Mandatory before any phase ships.

### Unit (per module)

- `auth/passwords.ts`: argon2id round-trip, timing-safe verify, refusal of weak passwords.
- `auth/sessions.ts`: cookie parse edge cases, CSRF compare, sliding TTL math, expiry pruning.
- `auth/bootstrap-token.ts`: signature verify against fixture JWKS, `exp` rejection, `iss` rejection, `containerId` rejection, `jti` replay rejection, JWKS cache TTL, RS256-only enforcement (HS256 must reject), malformed token paths.
- `auth/audit.ts`: dual-write atomicity, rotation at 10MB, redaction of token-shaped strings.

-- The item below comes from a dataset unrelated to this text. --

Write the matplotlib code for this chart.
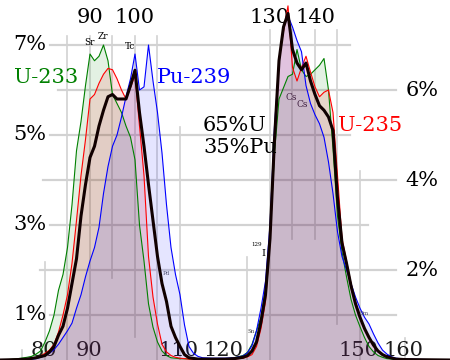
import numpy as np
import matplotlib
matplotlib.use("Agg")
import matplotlib.pyplot as plt

# ===== donnees : rendement de fission (%) par nombre de masse A =====
mass = np.arange(70, 171)

u233_pts = {70: 0.0, 72: 0.01, 74: 0.03, 76: 0.06, 77: 0.08, 78: 0.13, 79: 0.2,
            80: 0.4, 81: 0.65, 82: 1.0, 83: 1.55, 84: 1.9, 85: 2.5, 86: 3.45,
            87: 4.65, 88: 5.3, 89: 6.1, 90: 6.8, 91: 6.65, 92: 6.75, 93: 7.0,
            94: 6.65, 95: 5.9, 96: 5.7, 97: 5.5, 98: 5.2, 99: 4.95, 100: 4.45,
            101: 3.0, 102: 2.2, 103: 1.25, 104: 0.73, 105: 0.4, 106: 0.2,
            107: 0.1, 108: 0.05, 110: 0.03, 115: 0.02, 120: 0.02, 122: 0.05,
            124: 0.1, 125: 0.17, 126: 0.35, 127: 0.65, 128: 0.95, 129: 1.6,
            130: 2.7, 131: 4.6, 132: 5.8, 133: 6.05, 134: 6.3, 135: 6.35,
            136: 6.9, 137: 6.45, 138: 6.3, 139: 6.35, 140: 6.45, 141: 6.55,
            142: 6.7, 143: 6.0, 144: 4.7, 145: 3.2, 146: 2.4, 147: 1.85,
            148: 1.35, 149: 1.0, 150: 0.74, 151: 0.5, 152: 0.3, 153: 0.18,
            154: 0.1, 155: 0.06, 156: 0.03, 158: 0.01, 160: 0.0, 170: 0.0}

u235_pts = {70: 0.0, 74: 0.01, 76: 0.02, 78: 0.05, 79: 0.09, 80: 0.15, 81: 0.22,
            82: 0.35, 83: 0.62, 84: 1.0, 85: 1.45, 86: 2.15, 87: 3.1, 88: 4.1,
            89: 4.9, 90: 5.8, 91: 5.9, 92: 6.15, 93: 6.35, 94: 6.48, 95: 6.45,
            96: 6.25, 97: 6.0, 98: 5.8, 99: 6.05, 100: 6.33, 101: 5.2, 102: 4.1,
            103: 2.3, 104: 1.4, 105: 0.8, 106: 0.35, 107: 0.18, 108: 0.1,
            109: 0.06, 110: 0.04, 112: 0.02, 115: 0.015, 120: 0.015, 122: 0.02,
            124: 0.04, 125: 0.07, 126: 0.12, 127: 0.3, 128: 0.7, 129: 1.3,
            130: 2.6, 131: 4.8, 132: 6.7, 133: 7.3, 134: 7.87, 135: 6.5,
            136: 6.2, 137: 6.5, 138: 6.75, 139: 6.4, 140: 6.07, 141: 5.85,
            142: 5.95, 143: 6.0, 144: 5.5, 145: 4.1, 146: 2.7, 147: 2.2,
            148: 1.7, 149: 1.3, 150: 0.96, 151: 0.7, 152: 0.52, 153: 0.33,
            154: 0.2, 155: 0.12, 156: 0.07, 157: 0.04, 158: 0.02, 160: 0.01,
            170: 0.0}

pu239_pts = {70: 0.0, 76: 0.01, 78: 0.03, 80: 0.09, 81: 0.15, 82: 0.23, 83: 0.35,
             84: 0.5, 85: 0.65, 86: 0.82, 87: 1.15, 88: 1.45, 89: 1.85, 90: 2.2,
             91: 2.5, 92: 2.95, 93: 3.7, 94: 4.3, 95: 4.75, 96: 5.0, 97: 5.4,
             98: 5.85, 99: 6.25, 100: 6.8, 101: 6.0, 102: 6.07, 103: 7.0,
             104: 6.2, 105: 5.5, 106: 4.6, 107: 3.45, 108: 2.5, 109: 1.9,
             110: 1.45, 111: 0.78, 112: 0.3, 113: 0.15, 114: 0.08, 115: 0.05,
             117: 0.04, 120: 0.04, 122: 0.05, 124: 0.09, 125: 0.16, 126: 0.32,
             127: 0.65, 128: 1.15, 129: 1.75, 130: 3.0, 131: 5.2, 132: 6.6,
             133: 7.4, 134: 7.65, 135: 7.4, 136: 7.1, 137: 6.85, 138: 6.1,
             139: 5.7, 140: 5.45, 141: 5.25, 142: 4.95, 143: 4.4, 144: 3.7,
             145: 2.85, 146: 2.3, 147: 2.0, 148: 1.7, 149: 1.4, 150: 1.15,
             151: 0.95, 152: 0.8, 153: 0.58, 154: 0.38, 155: 0.22, 156: 0.13,
             157: 0.07, 158: 0.04, 160: 0.02, 170: 0.0}

mix_pts = {70: 0.0, 74: 0.01, 76: 0.02, 78: 0.05, 80: 0.1, 81: 0.18, 82: 0.3,
           83: 0.55, 84: 0.75, 85: 1.15, 86: 1.7, 87: 2.25, 88: 3.2, 89: 3.9,
           90: 4.5, 91: 4.75, 92: 5.2, 93: 5.55, 94: 5.85, 95: 5.9, 96: 5.8,
           97: 5.8, 98: 5.8, 99: 6.1, 100: 6.44, 101: 5.5, 102: 4.75, 103: 3.9,
           104: 3.1, 105: 2.3, 106: 1.7, 107: 1.3, 108: 0.75, 109: 0.5,
           110: 0.3, 111: 0.12, 112: 0.05, 114: 0.02, 120: 0.02, 122: 0.03,
           124: 0.06, 125: 0.1, 126: 0.2, 127: 0.4, 128: 0.85, 129: 1.45,
           130: 2.7, 131: 4.9, 132: 6.65, 133: 7.4, 134: 7.7, 135: 6.9,
           136: 6.6, 137: 6.45, 138: 6.6, 139: 6.2, 140: 5.9, 141: 5.65,
           142: 5.55, 143: 5.4, 144: 5.1, 145: 3.6, 146: 2.6, 147: 2.15,
           148: 1.65, 149: 1.25, 150: 0.95, 151: 0.7, 152: 0.5, 153: 0.33,
           154: 0.2, 155: 0.12, 156: 0.07, 158: 0.02, 160: 0.01, 170: 0.0}

def to_curve(pts):
    a = np.array(sorted(pts))
    return np.interp(mass, a, [pts[k] for k in a])

u233 = to_curve(u233_pts)
u235 = to_curve(u235_pts)
pu239 = to_curve(pu239_pts)
mix = to_curve(mix_pts)

# ===== figure =====
fig = plt.figure(figsize=(4.5, 3.6), dpi=100)
ax = fig.add_axes([0, 0, 1, 1])
ax.set_xlim(70, 170)
ax.set_ylim(0, 8)
ax.axis("off")

grid_c = "#d2d2d2"
# lignes horizontales (pourcent, debut, fin)
hlines = [(7, 81.1, 147.8), (6, 82.9, 158), (5, 81.1, 147.8), (4, 79.5, 158),
          (3, 81.1, 151.8), (2, 78.9, 158), (1, 81.1, 158)]
for yv, x0, x1 in hlines:
    ax.plot([x0, x1], [yv, yv], color=grid_c, lw=1.6, zorder=0)
# lignes verticales (A, bas, haut)
vlines = [(75, 0, 0.22), (80, 0, 2.18), (85, 0, 7.2), (90, 0, 7.2), (95, 1.82, 7.2),
          (100, 0.51, 7.2), (105, 0, 7.2), (110, 0, 5.18), (125, 0, 2.3),
          (130, 0, 7.33), (135, 2.7, 7.33), (140, 2.7, 7.33), (145, 0.8, 7.33),
          (150, 0, 4.2), (160, 0, 0.5)]
for xv, y0, y1 in vlines:
    ax.plot([xv, xv], [y0, y1], color=grid_c, lw=1.2, zorder=0)

serif = "DejaVu Serif"
fs = 15
# etiquettes des axes
for a in [90, 100, 130, 140]:
    ax.text(a, 7.62, str(a), ha="center", va="center", fontsize=fs, family=serif, zorder=1)
for a in [80, 90, 110, 120, 150, 160]:
    ax.text(a - 0.3, 0.2, str(a), ha="center", va="center", fontsize=fs, family=serif,
            color="#1a1a1a", zorder=1)
for p in [7, 5, 3, 1]:
    ax.text(76.7, p, f"{p}%", ha="center", va="center", fontsize=fs, family=serif, zorder=1)
for p in [6, 4, 2]:
    ax.text(163.8, p, f"{p}%", ha="center", va="center", fontsize=fs, family=serif, zorder=1)

# remplissages et courbes
ax.fill_between(mass, u233, color="#008000", alpha=0.11, lw=0, zorder=2)
ax.fill_between(mass, u235, color="#ff0000", alpha=0.11, lw=0, zorder=2)
ax.fill_between(mass, pu239, color="#0000ff", alpha=0.10, lw=0, zorder=2)
ax.fill_between(mass, mix, color="#800060", alpha=0.04, lw=0, zorder=2)
ax.plot(mass, u233, color="#008000", lw=0.8, zorder=3)
ax.plot(mass, u235, color="#ff0000", lw=0.8, zorder=3)
ax.plot(mass, pu239, color="#0000ff", lw=0.8, zorder=3)
ax.plot(mass, mix, color="#110000", lw=2.2, zorder=4)

# noms des courbes
ax.text(73.1, 6.27, "U-233", ha="left", va="center", fontsize=fs, family=serif, color="#008000", zorder=5)
ax.text(104.9, 6.27, "Pu-239", ha="left", va="center", fontsize=fs, family=serif, color="#0000ff", zorder=5)
ax.text(145.1, 5.22, "U-235", ha="left", va="center", fontsize=fs, family=serif, color="#ff0000", zorder=5)
ax.text(115.1, 5.22, "65%U", ha="left", va="center", fontsize=fs, family=serif, zorder=5)
ax.text(115.1, 4.73, "35%Pu", ha="left", va="center", fontsize=fs, family=serif, zorder=5)

# elements
small = [("Sr", 90.0, 7.05, 6.5, "black"), ("Zr", 92.9, 7.18, 6.5, "black"),
         ("Tc", 98.9, 6.96, 6.5, "black"), ("Pd", 106.9, 1.93, 4, "#505070"),
         ("Cs", 134.7, 5.84, 6.5, "#402040"), ("Cs", 137.1, 5.67, 6.5, "#402040"),
         ("I", 128.5, 2.36, 7, "black"), ("129", 127.0, 2.56, 4, "black"),
         ("Sn", 125.8, 0.64, 4, "#404040"), ("Sm", 150.9, 1.04, 4, "#404060")]
for t, xa, ya, s, c in small:
    ax.text(xa, ya, t, ha="center", va="center", fontsize=s, family=serif, color=c, zorder=5)

fig.savefig("out.png", dpi=100)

### Integration (real pglite, no SQL mocks per project memory)

- Identity + Session repository round-trips.
- Bootstrap exchange: token in → session out → token replay rejected.
- Legacy bearer migration: old token in → modal triggered → password set → old token rejected.
- Sensitive-route limiter: 6 rapid POSTs to `/api/auth/login/password` produce one 429.

### End-to-end (Playwright against the dev server)

- First-run wizard, local install: password set, login works, refresh keeps session, logout invalidates.
- First-run wizard, cloud-provisioned: bootstrap paste, SSO link, fallback password optional path.
- XSS-steal regression: inject a script via a known DOM sink, confirm cookie is `HttpOnly` and unreadable.
- Proxy-bypass scenario: spin up a fake reverse proxy that strips cookies, confirm dashboard reverts to login. The point: container does not trust the proxy.
- Slash-command pairing: simulate a Discord message with the pair code (mock connector adapter), confirm binding lands.
- DM-link login: trigger DM issuance, click link in test browser, confirm session created.

### Cloud-container path — mandatory adversarial cases

- Token signed by an attacker-controlled key, same `kid`: must reject (JWKS hit miss).
- Token with valid signature but `containerId` mismatch: must reject.
- Token with valid signature and `containerId` but expired: must reject.
- Token re-presented after successful exchange: must reject (`jti` replay).
- JWKS endpoint down at boot: container starts in "wizard locked" mode, no bypass.
- Revocation list lists the current `jti`: must reject even before `exp`.

### CI integration

- `agent-review.yml`: add `bun run test:auth` (new script) to required checks.
- `agent-release.yml`: trust gate already covers; add a smoke test that boots a cloud-provisioned fixture container and confirms the dashboard is locked until bootstrap is exchanged.

## 13. Invariants Touched

- **NODE_PATH**: no — auth modules are plain TypeScript inside `app-core` and `agent`; no new dynamic plugin loads.
- **patch-deps**: yes if `jose` or `@node-rs/argon2` upstream packaging needs nudging; budget one patch entry per dep.
- **Electrobun boundary**: yes — `apps/app/electrobun/src/native/auth-bridge.ts` is new; startup try/catch guards preserved.
- **Ports / namespaces**: no changes. API stays 31337, UI 2138, namespace `eliza`. Cookie name is `eliza_*`.
- **CI workflows**: yes — `agent-review.yml` adds the auth test matrix; `agent-release.yml` adds the cloud-fixture smoke test.

## 14. Handoff

- **api-runtime specialist**: runtime/api files in §8, sessions, bootstrap, audit, sensitive-route limiter.
- **plugin-elizacloud specialist**: cloud SSO, bootstrap verify port, JWKS cache, dashboard "copy bootstrap token" affordance.
- **connectors specialist**: Discord and Telegram pair commands and DM-link issuance; WeChat in P3.
- **ui specialist**: wizard, login route, security settings, CSRF client, localStorage retirement.
- **electrobun specialist**: native auth bridge for desktop trust path.
- **ci specialist**: workflow updates and the cloud-fixture smoke test harness.
- **docs specialist**: sequence diagrams in `docs/security/auth-flows.md`.

The eliza-feature-coordinator owns sequencing; P0 is the only blocker for closing the audited gap and should ship before P1–P4 begin in parallel.